How? Because the evidence of the resurrected Christ can be found in the testimony of many thousands of people until today who have had their lives transformed by the indwelling presence of Jesus through a personal trust and faith in Him.
Our identity, at this time of Easter celebration, is strengthened as we stand together and proclaim that ‘Christ is risen - He is risen indeed. Alleluia! This hope can be with us every moment of our life.
The dimension of hope is the very centre of the Good News. In Christ, God had begun to move with power. Christian faith was faith in one who had raised Christ from the dead and therefore they could persevere with hope and confidence, joy and expectation.
And that continues to speak to us in our country today. The resurrection event is not just something we remember as a past event, it is a continuing reality which gives us hope today. Fiji is living in a world that is in real need of a sense of hope. Individuals, communities, countries alike.

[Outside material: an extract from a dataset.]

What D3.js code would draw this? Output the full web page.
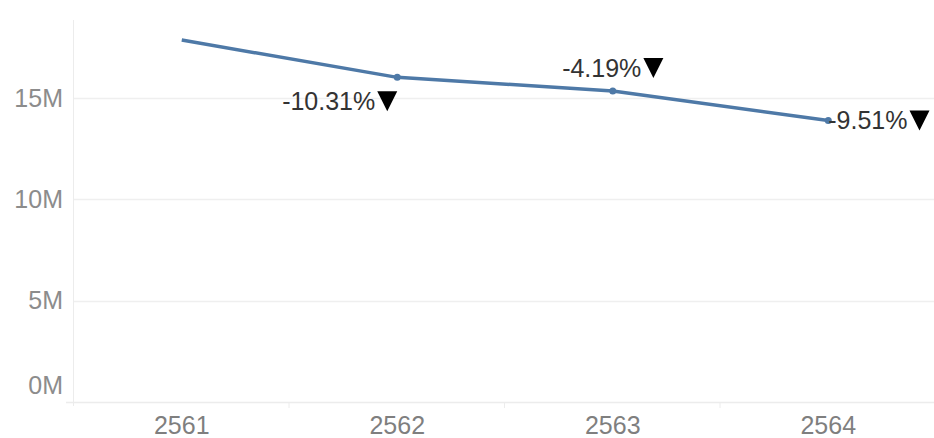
<!DOCTYPE html>
<html>
<head>
<meta charset="utf-8">
<script src="https://cdn.jsdelivr.net/npm/d3@7"></script>
<style>
  body { margin: 0; background: #fff; }
  svg { display: block; font-family: "Liberation Sans", Arial, sans-serif; }
</style>
</head>
<body>
<div id="chart"></div>
<script>
(function () {
  // Datos
  const years = ['2561', '2562', '2563', '2564']
  const values = [17.86e6, 16.02e6, 15.35e6, 13.89e6]
  const changes = [null, '-10.31%', '-4.19%', '-9.51%']
  const yTicks = [0, 5e6, 10e6, 15e6]

  const WIDTH = 934
  const HEIGHT = 438
  const MARGIN = { TOP: 20, BOTTOM: 36, LEFT: 74, RIGHT: -2 }
  const TRI = 20

  const svg = d3.select('#chart').append('svg')
    .attr('width', WIDTH)
    .attr('height', HEIGHT)

  const x = d3.scaleBand()
    .domain(years)
    .range([MARGIN.LEFT, WIDTH - MARGIN.RIGHT])

  const y = d3.scaleLinear()
    .domain([0, 18.85e6])
    .range([HEIGHT - MARGIN.BOTTOM, MARGIN.TOP])

  // Grilla horizontal
  svg.selectAll('.grid')
    .data(yTicks.filter(d => d > 0))
    .enter()
    .append('line')
    .attr('x1', MARGIN.LEFT)
    .attr('x2', WIDTH)
    .attr('y1', d => Math.round(y(d)) + 0.5)
    .attr('y2', d => Math.round(y(d)) + 0.5)
    .style('stroke', '#efefef')
    .style('stroke-width', 1.5)

  // Eje y (linea)
  svg.append('line')
    .attr('x1', MARGIN.LEFT - 0.5).attr('x2', MARGIN.LEFT - 0.5)
    .attr('y1', MARGIN.TOP).attr('y2', y(0) + 4)
    .style('stroke', '#ececec')
    .style('stroke-width', 1)

  // Eje x (linea base)
  svg.append('line')
    .attr('x1', 66).attr('x2', WIDTH)
    .attr('y1', Math.round(y(0)) + 0.5).attr('y2', Math.round(y(0)) + 0.5)
    .style('stroke', '#ececec')
    .style('stroke-width', 1.5)

  // Divisores de categorias
  svg.selectAll('.divider')
    .data(years.slice(1))
    .enter()
    .append('line')
    .attr('x1', d => x(d) - 0.5)
    .attr('x2', d => x(d) - 0.5)
    .attr('y1', y(0))
    .attr('y2', y(0) + 6)
    .style('stroke', '#ececec')

  // Etiquetas eje y
  svg.selectAll('.ylabel')
    .data(yTicks)
    .enter()
    .append('text')
    .attr('x', 63)
    .attr('y', d => d === 0 ? y(0) - 17 : y(d))
    .attr('dy', '0.35em')
    .attr('text-anchor', 'end')
    .style('font-size', '25px')
    .style('fill', '#8c8c8c')
    .text(d => d3.format('d')(d / 1e6) + 'M')

  // Etiquetas eje x
  svg.selectAll('.xlabel')
    .data(years)
    .enter()
    .append('text')
    .attr('x', d => x(d) + x.bandwidth() / 2)
    .attr('y', 425)
    .attr('dy', '0.35em')
    .attr('text-anchor', 'middle')
    .style('font-size', '25px')
    .style('fill', '#7f7f7f')
    .text(d => d)

  const points = years.map((yr, i) => ({ year: yr, value: values[i], change: changes[i], i }))

  // Linea
  const line = d3.line()
    .x(d => x(d.year) + x.bandwidth() / 2)
    .y(d => y(d.value))

  svg.append('path')
    .datum(points)
    .attr('d', line)
    .style('fill', 'none')
    .style('stroke', '#4e79a7')
    .style('stroke-width', 3.5)
    .style('stroke-linejoin', 'round')

  svg.selectAll('.dot')
    .data(points.filter(d => d.change))
    .enter()
    .append('circle')
    .attr('cx', d => x(d.year) + x.bandwidth() / 2)
    .attr('cy', d => y(d.value))
    .attr('r', 3.5)
    .style('fill', '#4e79a7')

  // Etiquetas de cambio (texto + triangulo)
  const labels = svg.selectAll('.change')
    .data(points.filter(d => d.change))
    .enter()
    .append('g')

  labels.each(function (d) {
    const g = d3.select(this)
    const t = g.append('text')
      .attr('dy', '0.35em')
      .style('font-size', '25px')
      .style('fill', '#333')
      .text(d.change)
    const w = t.node().getComputedTextLength() + 2 + TRI
    const cx = x(d.year) + x.bandwidth() / 2
    const cy = y(d.value)
    let left, mid
    if (d.i === 1) { left = cx - w; mid = cy + 24 }
    else if (d.i === 2) { left = cx - w / 2; mid = cy - 23 }
    else { left = cx; mid = cy }
    t.attr('x', left).attr('y', mid)
    const tx = left + w - TRI
    g.append('path')
      .attr('d', `M${tx},${mid - 10} L${tx + TRI},${mid - 10} L${tx + TRI / 2},${mid + 10} Z`)
      .style('fill', '#000')
  })
})()
</script>
</body>
</html>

There are many who are feeling disconnected, isolated, overwhelmed with the pressures around them and the new changing society.
Therefore, I invite us for the opportunity to see Easter as time when we walk the way of the Cross and enter into the Passion of Christ: journey with Jesus in the short-lived triumph of Palm Sunday, through Passover week, to betrayal, trial, crucifixion, death, darkness and resurrection.
This years Easter day should be a day which blazes with hope. It should remind us that we are part of something far bigger and greater than ourselves.
Remember our faith does not take away our suffering and weakness. Loneliness and death are still our companions. But that is no failure: as Christians we believe that Jesus transforms our human condition in walking with us in the valley of death. The good news is that God is with us.
We live in a world of suffering: we always have; we always will. More than that, we are somehow agents in that world of suffering: all of us play some part in injustice, indignity and unkindness.
Easter 2024, the world’s heart bleeds for the people of Ukraine, Gaza and many more places beset by conflict.
Our Easter is grounded on hope: it’s the hope that life will always triumph over death, love over hate, peace over conflict.
Let us try to be the living proof of the Easter hope that continues to inspire others.
A word of hope into situations of despair. A promise of reintegration after brokenness. A sense of community or ‘gathering in’ as opposed to separating out. Relationship with the Risen Christ who connects with us on this journey of life and holds out the promise of fullness of life.
In Christ all things are made new, and may we all experience afresh the life-giving joy of being people of the resurrection, and may that be something we in turn live out in our communities.
Christ is risen. He is risen indeed. We wish you all a happy, blessed and hope-ful Easter.